First of all, recall the ketone is in equilibrium with its tautomer, which is shown in the drawing below. Note that formation of the tautomer so that the double bond lies acoss C3-C4 results in an enol that is part of a conjugated diene.
The protonation step is a classic example of “1,4” vs. “1,2” addition to a diene. When the proton is added to the end (the “4” position of the diene) and then revert back from the enol to the ketone, we end up with a situation where the ketone pi bond is in conjugation with the alkene pi bond. That situation is significantly more stable (about 2-3 kcal/mol) than that where the double bond lies out of conjugation.
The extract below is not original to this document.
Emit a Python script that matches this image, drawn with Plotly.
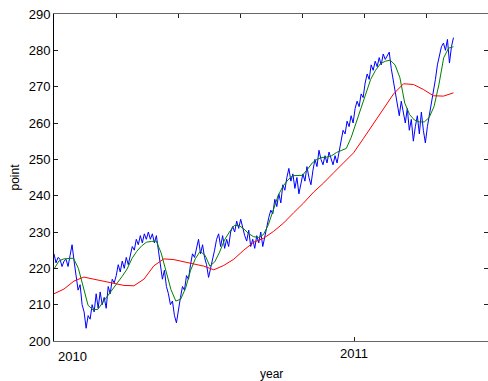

The result is that the double bond has “migrated” into conjugation with the ketone.
One of the key elements in designing a good synthesis is ensuring that your reagent only reacts with the desired functional group, and this process is a perfect example of that.
Note how important the order of steps is. For example, it’s very important that the Birch reduction comes before the acetylide addition, because if it was done afterward, Li/NH3 might reduce the alkyne [recall Na/NH3 for instance]. It’s likewise important that the acetylide addition come before the unmasking of the enol ether, because otherwise the acetylide would end up adding to both ketones rather than just the one desired. That would lead to less of the desired product, and since Djerassi’s team was making a very precious compound, it would have had bad financial consequences as well. In that sense the enol ether acts as a protecting group for the leftmost ketone, which is only revealed after the key acetylide addition step.
So that’s the conversion of estradiol to norhindrone – state of the art for 1951, but all comprehensible to the dedicated student of organic chemistry who has gone about halfway through Org 2!
RIP Prof. Djerassi – may we all hope to have contributions that are so impactful to the lives of others.